Status and Training Sets
After performance metrics, users are provided a status report of when the model was last updated, and how many documents have been manually reviewed since the last update was completed.
Finally, users have the option to create specific training sets for any given model. The training sets can be sampled from all the documents in the case, or from a specific search. Either way, randomly sampled representative documents will be included in a training set. Reviewing these documents will help the model better understand the the documents in your case, resulting in improved predictions.
It is hard to give specific targets or guidelines for precision, recall, or F1 scores since every case is idiosyncratic. Targets will also depend on how predictive coding is used within a larger review workflow. For example, one review team might only want high precision scores, and are willing to sacrifice recall. Another review team might want their model to capture as many potentially relevant documents across a case, and are willing to sacrifice precision. Nevertheless, here are some general tips on how to improve different aspects of a model’s performance in Everlaw:
- Avoid rating/coding inconsistencies (for example, rating documents in the same context, such as dupes/near dupes, attachment families, email threads, differently). This will make the input to the model cleaner. Use the context panel to ensure consistent rating and coding across documents in the same document family.
- Work to reduce the bias of the training corpus. Make a conscious effort to review a broadly sampled set of documents from across the entire case. You can do this by:
- Creating multiple training sets sampled at random from the case as a whole on the prediction page.
- Use the coverage graph to target specific documents to add to the training corpus.
- Highlight an area of the graph that captures low coverage scores, and click the “search” button on the right. Refine the search, and add unrated to the search criteria. Review all, or a subset, of the search results (if there are a lot of unrated documents, consider using the sample search option to draw a random sample of the search results for manual review). This will improve the models understanding of the documents in the case, resulting in more accurate predictions.
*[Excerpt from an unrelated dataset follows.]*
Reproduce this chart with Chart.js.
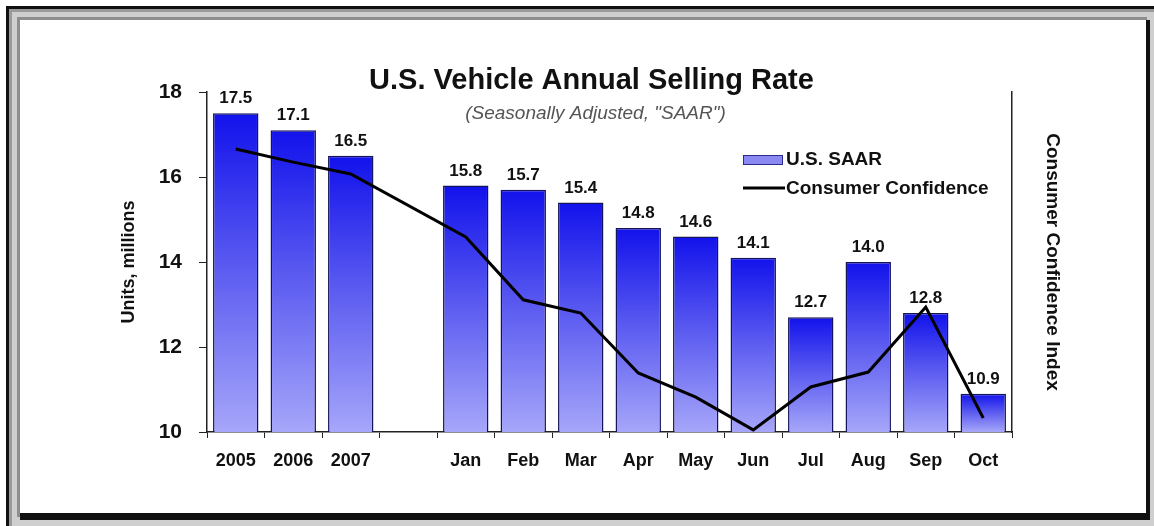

- Use the cutoff prediction score as an anchor. The cutoff is determined by the level that maximizes the F1 value. Generally, if you use a lower cutoff, the recall will improve while precision gets worse. If you use a higher cutoff, the recall will get worse while the precision improves.
- For example, if you look at the cutoff used for the performance metrics (by hovering over the performance cards), and you want a set of documents with a potentially better recall score, use the chart to select all the documents above a lower cutoff. You can intuit that the recall score for this set would be better. Vice versa for precision.
- Check what the model is using for the cut off prediction score for relevance/irrelevance. If the cutoff is abnormally high or low, then the performance metrics will generally be misleading. This indicates that some problem occurred during training.
- Using the person parameter for the rating, coding, and category search terms, you can build a model that only takes into account the review decisions of trusted reviewers or subject matter experts.